Kolumn

Der López-Effekt

Im Jahre 1993 kam ein gewisser Herr López neu ins Management von Volkswagen in Deutschland und revolutionierte den Einkauf des Konzerns. Er spielte die Machtposition des Konzerns gegenüber den Zulieferern gnadenlos aus. Ein Teil der langjährigen Zulieferer wurde in den Ruin getrieben, den übrigen wurde vorgeschrieben, in welchen Schritten sie ihren Produktivitätszuwachs beim Kunden ab zu liefern haben. Ein Wertewandel hat stattgefunden. Also alles schon einmal da gewesen.

Jüngere Absolventen von Wirtschaftsunis haben den Begriff „López-Effekt“ bereits in der Theorie gelernt.
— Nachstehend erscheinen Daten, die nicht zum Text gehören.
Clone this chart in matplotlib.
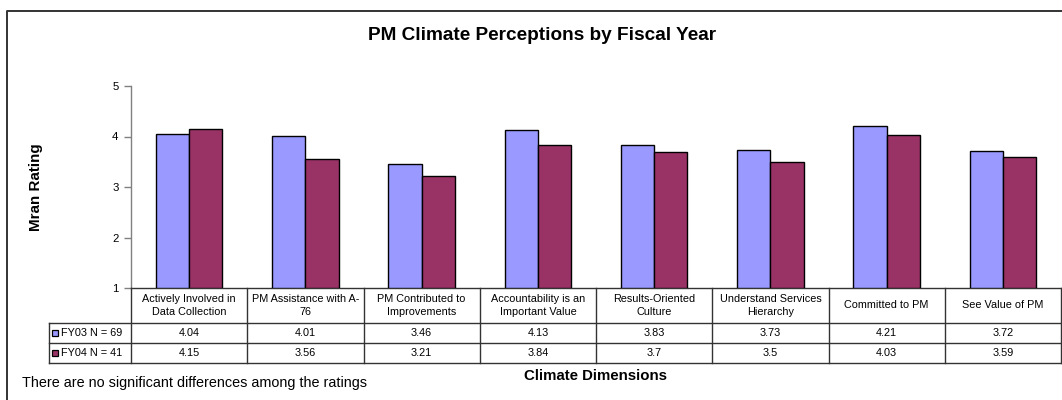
import matplotlib
matplotlib.use("Agg")
import matplotlib.pyplot as plt
from matplotlib.lines import Line2D
from matplotlib.patches import Rectangle
from matplotlib.transforms import blended_transform_factory
import numpy as np

plt.rcParams["font.family"] = ["Liberation Sans", "DejaVu Sans"]

# ── data ────────────────────────────────────────────────────────────────────
categories = [
    "Actively Involved in\nData Collection",
    "PM Assistance with A-\n76",
    "PM Contributed to\nImprovements",
    "Accountability is an\nImportant Value",
    "Results-Oriented\nCulture",
    "Understand Services\nHierarchy",
    "Committed to PM",
    "See Value of PM",
]
fy03 = [4.04, 4.01, 3.46, 4.13, 3.83, 3.73, 4.21, 3.72]
fy04 = [4.15, 3.56, 3.21, 3.84, 3.7, 3.5, 4.03, 3.59]
series_labels = ["FY03 N = 69", "FY04 N = 41"]
yticks = [1, 2, 3, 4, 5]

C_FY03 = "#9999FF"
C_FY04 = "#993366"
C_AXIS = "#808080"
C_LINE = "#333333"

W, H = 1062, 400
FS_TAB = 7.8


def fx(px):
    return px / W


def fy(py):
    return 1 - py / H


fig = plt.figure(figsize=(W / 100, H / 100), dpi=100, facecolor="white")
ax = fig.add_axes([fx(131), fy(288), fx(1061) - fx(131), fy(86) - fy(288)])

x = np.arange(len(categories))
bw = 0.285
ax.bar(x - bw / 2, np.array(fy03) - 1, bw, bottom=1, color=C_FY03,
       edgecolor="black", linewidth=1.0, zorder=3)
ax.bar(x + bw / 2, np.array(fy04) - 1, bw, bottom=1, color=C_FY04,
       edgecolor="black", linewidth=1.0, zorder=3)

ax.set_xlim(-0.5, len(categories) - 0.5)
ax.set_ylim(1, 5)
ax.set_yticks(yticks)
ax.set_xticks([])
ax.tick_params(axis="y", direction="out", length=5, width=1, color=C_AXIS,
               labelsize=8.2, pad=4)
for side in ("top", "right"):
    ax.spines[side].set_visible(False)
ax.spines["left"].set_color(C_AXIS)
ax.spines["left"].set_linewidth(1.0)
ax.spines["bottom"].set_color(C_LINE)
ax.spines["bottom"].set_linewidth(1.0)

# ── data table under the bars ──────────────────────────────────────────────
tr = blended_transform_factory(ax.transData, fig.transFigure)
y_top, y_hdr, y_r1, y_r2 = 288, 323, 343, 363
x_leg = 49
lw = 1.0

def hline(py, x0_px, x1_data):
    x0 = ax.transData.inverted().transform((x0_px, 0))[0]
    fig.add_artist(Line2D([x0, x1_data], [fy(py), fy(py)], transform=tr,
                          color=C_LINE, linewidth=lw, clip_on=False))

for py in (y_hdr, y_r1, y_r2):
    hline(py, x_leg, len(categories) - 0.5)

for b in np.arange(len(categories) + 1) - 0.5:
    fig.add_artist(Line2D([b, b], [fy(y_top), fy(y_r2)], transform=tr,
                          color=C_LINE, linewidth=lw, clip_on=False))
fig.add_artist(Line2D([fx(x_leg), fx(x_leg)], [fy(y_hdr), fy(y_r2)],
                      transform=fig.transFigure, color=C_LINE,
                      linewidth=lw))

for i, cat in enumerate(categories):
    fig.text(i, fy((y_top + y_hdr) / 2), cat, transform=tr, ha="center",
             va="center", fontsize=FS_TAB, linespacing=1.35)
    fig.text(i, fy((y_hdr + y_r1) / 2), f"{fy03[i]:g}", transform=tr,
             ha="center", va="center", fontsize=FS_TAB)
    fig.text(i, fy((y_r1 + y_r2) / 2), f"{fy04[i]:g}", transform=tr,
             ha="center", va="center", fontsize=FS_TAB)

# legend keys in the row headers
for (r0, r1), lab, col in zip(((y_hdr, y_r1), (y_r1, y_r2)), series_labels,
                              (C_FY03, C_FY04)):
    yc = (r0 + r1) / 2
    fig.add_artist(Rectangle((fx(52), fy(yc + 3)), fx(6), fy(0) - fy(6),
                             transform=fig.transFigure, facecolor=col,
                             edgecolor="black", linewidth=0.9))
    fig.text(fx(61), fy(yc), lab, ha="left", va="center", fontsize=FS_TAB)

# ── titles and notes ───────────────────────────────────────────────────────
fig.text(fx(542), fy(35), "PM Climate Perceptions by Fiscal Year",
         ha="center", va="center", fontsize=13.7, fontweight="bold")
fig.text(fx(36), fy(187), "Mran Rating", ha="center", va="center",
         rotation=90, fontsize=10.9, fontweight="bold")
fig.text(fx(596), fy(376), "Climate Dimensions", ha="center", va="center",
         fontsize=10.8, fontweight="bold")
fig.text(fx(22), fy(383), "There are no significant differences among the ratings",
         ha="left", va="center", fontsize=10.4)

# chart frame
fig.add_artist(Line2D([fx(7), fx(7), fx(W)], [fy(H), fy(11), fy(11)],
                      transform=fig.transFigure, color=C_LINE, linewidth=1.4))

fig.savefig("out.png", dpi=100, facecolor="white")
Das unrühmliche Ende des Herrn López einmal beiseite, so hatte dieser knallharte Kostensparkurs zur Folge, dass bei den bis dahin für ihre Qualität berühmten Autos ein Qualitätsknick entstand – eben durch den bekannten „López-Effekt“.

Wenn ich mich in unserer Branche umsehe, dann habe ich den einen oder anderen López-ähnlichen Effekt auch schon mit verfolgt. Da war ein großer, europaweit tätiger Kunde im Lebensmittelhandel. Er hat durch einen Zentraleinkauf für ganz Europa versucht, das beste Obst und Gemüse für seine Filialen zum allerbilligsten Preis irgendwo in Europa oder auf der ganzen Welt ein zu kaufen. Er war in den Preisverhandlungen knallhart. Er hatte damit gute Qualität zu einem sehr günstigen Preis im Regal. Trotzdem war es ein Produkt, das der Konsument nicht so recht angenommen hat. In der Entwicklung der Umsatzzahlen konnte man dies nachlesen. Der Einkauf hatte einen Punkt übersehen: die Regionalität war in der Zwischenzeit bei den Frischeprodukten eine entscheidende emotionale Aufladung geworden. Der beschriebene Konzern hat die Kurve noch rechtzeitig herum bekommen.

Eines der weiteren Beispiele ist die Schulobst-Versorgung in Italien. Es wurde für größere Regionen die Belieferung über eine öffentliche Ausschreibung an den Bestbieter vergeben. Irgendwann muss ein Lieferant, der zu einem relativ niedrigen Preis den Zuschlag erhielt, seine Qualität an den Preis anpassen. So ist es, dass mit zunehmender Zeit „Mensa-ähnliche“ Qualitäten geliefert werden. Zwar billig, aber nicht unbedingt eine Motivation für Schulkinder, um sich damit ein gesundes Verhalten in der Ernährung an zu trainieren.

Teuer muss nicht immer gut sein. Aber billig auf Dauer muss in der Qualität zweifelhaft sein. Geiz ist in dem Fall nicht geil, sondern dumm!